THE PLANK MARCH 28, 2007
Appearing recently on the Laura Ingraham show, John McCain said, "We've got to stop this terrible, disgraceful earmark spending which did corrupt us, and that's why we lost the 2006 election, not because of the war in Iraq, in my view."
That's basic conservative boilerplate: We lost the election because we lost our way ideologically, not because of the war. But wait: McCain for months has been touting his support for the war despite intense public opposition. Indeed, this is the thing he holds up as defense against the charge of committing a total ideological makeover.
The press has mostly bought this line, too. For instance, The Washington Post recently reported, "Sen. John McCain (R-Ariz.) refuses to hide from what he calls 'the elephant in the room,' despite knowing full well that the issue he talks most about these days is one that could sink his campaign for the White House."

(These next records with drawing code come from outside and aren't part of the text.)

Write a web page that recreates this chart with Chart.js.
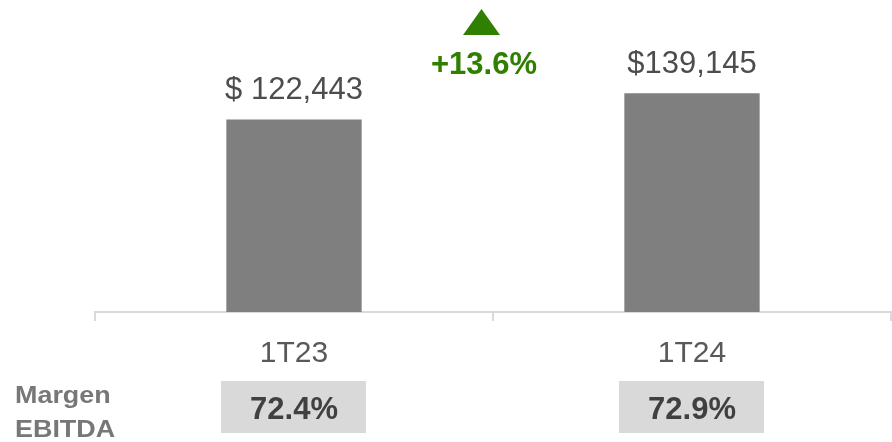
<!DOCTYPE html>
<html lang="es">

<head>
  <meta charset="UTF-8">
  <title>EBITDA 1T23 vs 1T24</title>
  <script src="https://cdn.jsdelivr.net/npm/chart.js"></script>
  <style>
    html, body {
      margin: 0;
      padding: 0;
      background: #fff;
    }

    #chart-wrap {
      width: 892px;
      height: 442px;
    }
  </style>
</head>

<body>
  <div id="chart-wrap">
    <canvas id="ebitda-chart" width="892" height="442"></canvas>
  </div>

  <script>
    // data
    const periods = ['1T23', '1T24'];
    const ebitda = [122443, 139145];
    const ebitdaLabels = ['$ 122,443', '$139,145'];
    const margins = ['72.4%', '72.9%'];
    const marginTitle = ['Margen', 'EBITDA'];
    const growthLabel = '+13.6%';

    const FONT = "Arial, 'Liberation Sans', sans-serif";

    // value labels, growth arrow and the margin row under the axis
    const extrasPlugin = {
      id: 'extras',
      afterDatasetsDraw(chart) {
        const ctx = chart.ctx;
        const meta = chart.getDatasetMeta(0);
        const xScale = chart.scales.x;

        ctx.save();
        ctx.textAlign = 'center';
        ctx.textBaseline = 'alphabetic';
        ctx.fillStyle = '#4d4d4d';
        ctx.font = '31px ' + FONT;
        meta.data.forEach((bar, i) => {
          ctx.fillText(ebitdaLabels[i], bar.x, bar.y - 20);
        });

        // growth between the two periods
        const midX = (meta.data[0].x + meta.data[1].x) / 2 - 9;
        ctx.fillStyle = '#2f7f00';
        ctx.beginPath();
        ctx.moveTo(midX - 21, 35);
        ctx.lineTo(midX + 16, 35);
        ctx.lineTo(midX - 2.5, 9);
        ctx.closePath();
        ctx.fill();
        ctx.font = 'bold 31px ' + FONT;
        ctx.fillText(growthLabel, midX, 74);

        // margin boxes
        periods.forEach((p, i) => {
          const cx = xScale.getPixelForValue(i);
          ctx.fillStyle = '#d9d9d9';
          ctx.fillRect(cx - 73, 381, 145, 52);
          ctx.fillStyle = '#404040';
          ctx.font = 'bold 31px ' + FONT;
          ctx.fillText(margins[i], cx, 419);
        });

        // row title, a little wider than plain Arial
        ctx.fillStyle = '#777777';
        ctx.textAlign = 'left';
        ctx.font = 'bold 23px ' + FONT;
        ctx.translate(15, 0);
        ctx.scale(1.17, 1);
        ctx.fillText(marginTitle[0], 0, 403);
        ctx.fillText(marginTitle[1], 0, 437);
        ctx.restore();
      }
    };

    new Chart(document.getElementById('ebitda-chart'), {
      type: 'bar',
      data: {
        labels: periods,
        datasets: [{
          label: 'EBITDA',
          data: ebitda,
          backgroundColor: '#7f7f7f',
          categoryPercentage: 1,
          barPercentage: 0.34
        }]
      },
      options: {
        responsive: false,
        animation: false,
        layout: {
          padding: { top: 12, left: 95, right: 1, bottom: 55 }
        },
        plugins: {
          legend: { display: false },
          tooltip: { enabled: false }
        },
        scales: {
          x: {
            offset: true,
            grid: {
              offset: true,
              drawOnChartArea: false,
              drawTicks: true,
              tickLength: 9,
              color: '#d9d9d9',
              lineWidth: 2
            },
            border: {
              display: true,
              color: '#d9d9d9',
              width: 2
            },
            ticks: {
              color: '#595959',
              padding: 15,
              font: { family: FONT, size: 30 }
            }
          },
          y: {
            display: false,
            min: 0,
            max: 190800
          }
        }
      },
      plugins: [extrasPlugin]
    });
  </script>
</body>

</html>
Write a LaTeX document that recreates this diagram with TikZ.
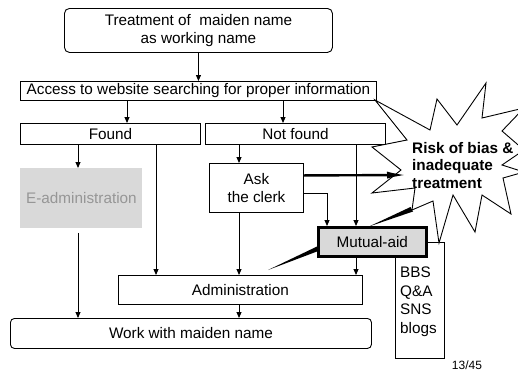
\documentclass[tikz,border=0pt]{standalone}
\usepackage{fontspec}
\setmainfont{Liberation Sans}
\usetikzlibrary{arrows.meta}
\definecolor{boxgrey}{RGB}{217,217,217}
\definecolor{textgrey}{RGB}{150,150,150}
\begin{document}
\begin{tikzpicture}[x=1pt,y=-1pt,
  txt/.style={font=\fontsize{15.3}{18.5}\selectfont},
  box/.style={txt, draw, line width=0.9pt, inner sep=0pt, anchor=north west, align=center},
  arr/.style={line width=0.9pt, -{Triangle[length=6pt,width=5pt]}},
  ln/.style={line width=0.9pt},
  bigarr/.style={line width=2.4pt, -{Latex[length=20pt,width=7pt]}}]
\clip (0,0) rectangle (518,372);
\fill[white] (0,0) rectangle (518,372);
% boxes
\node[box, rounded corners=5pt, minimum width=268pt, minimum height=44pt] (top) at (64,8) {Treatment of~ maiden name\\as working name};
\node[box, minimum width=356pt, minimum height=19pt] (access) at (20,81) {Access to website searching for proper information};
\node[box, minimum width=180pt, minimum height=21pt] (found) at (20,123) {Found};
\node[box, minimum width=180pt, minimum height=21pt] (notfound) at (205,123) {Not found};
\node[box, draw=none, fill=boxgrey, text=textgrey, minimum width=122pt, minimum height=60pt] (eadmin) at (20,168) {E-administration};
\node[box, minimum width=94pt, minimum height=49pt] (ask) at (209,163) {Ask\\the clerk};
\node[box, minimum width=49pt, minimum height=116pt] (bbs) at (395,242) {};
\node[txt, anchor=north west, align=left, inner sep=0pt] (bbstext) at (400,267) {BBS\\Q\&A\\SNS\\blogs};
\node[box, line width=2.5pt, fill=boxgrey, minimum width=108pt, minimum height=29pt] (mutual) at (317,226) {Mutual-aid};
\node[box, minimum width=244pt, minimum height=29pt] (admin) at (118,275) {Administration};
\node[box, rounded corners=4pt, minimum width=361pt, minimum height=30pt] (work) at (10,318) {Work with maiden name};
\node[font=\fontsize{12}{14}\selectfont, inner sep=0pt] (page) at (467,365) {13/45};
% x positions for connectors
\coordinate (x78) at (78,0);
\coordinate (x127) at (127,0);
\coordinate (x156) at (156,0);
\coordinate (x239) at (239,0);
\coordinate (x283) at (283,0);
\coordinate (x327) at (327,0);
\coordinate (x356) at (356,0);
% connectors
\draw[arr] (top.south) -- (top.south |- access.north);
\draw[arr] (x127 |- access.south) -- (x127 |- found.north);
\draw[arr] (x283 |- access.south) -- (x283 |- notfound.north);
\draw[arr] (x78 |- found.south) -- (x78 |- eadmin.north);
\draw[arr] ([yshift=-4pt]x78 |- eadmin.south) -- (x78 |- work.north);
\draw[arr] (x156 |- found.south) -- (x156 |- admin.north);
\draw[arr] (x239 |- notfound.south) -- (x239 |- ask.north);
\draw[arr] (x239 |- ask.south) -- (x239 |- admin.north);
\draw[arr] ([yshift=-5.5pt]ask.east) -| (x327 |- mutual.north);
\draw[arr] (x356 |- notfound.south) -- (x356 |- mutual.north);
\draw[arr] (x356 |- mutual.south) -- (x356 |- admin.north);
\draw[arr] (x239 |- admin.south) -- (x239 |- work.north);
% star
\draw[ln, fill=white] (375,100) -- (430,130) -- (437,99) -- (457,125) -- (486,83) -- (482,118)
  -- (524,108) -- (502,131) -- (524,150) -- (502,165) -- (524,172) -- (503,178) -- (511,214)
  -- (482,195) -- (475,232) -- (453,195) -- (439,243) -- (433,201) -- (412,210) -- (415,188)
  -- (372,193) -- (401,170) -- (372,147) -- (407,140) -- cycle;
\node[txt, font=\fontsize{15.3}{17.7}\selectfont\bfseries, anchor=north west, align=left, inner sep=0pt] (risk) at (412,142) {Risk of bias \&\\inadequate\\treatment};
% thick arrow and pointers
\coordinate (starin) at (407,175);
\draw[bigarr] ([yshift=12.5pt]ask.east) -- (starin);
\fill (369,226.5) -- (410.5,207) -- (413,211.5) -- cycle;
\fill (mutual.west |- 0,246.5) -- (mutual.west |- 0,251.5) -- (268,270) -- cycle;
\end{tikzpicture}
\end{document}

Of course this line is perfect nonsense. Yes, McCain's support for the war could sink him in the general election, but it's helping him in the GOP primary, where Bush and the war are popular. McCain is very clever to overlook the helpful dynamics in the primary while emphasizing the potential harm in the general election.
But now McCain seems to be saying the war isn't unpopular among the public. Otherwise it would have hurt in the November elections, right?
Man, keeping his story straight is making my head hurt.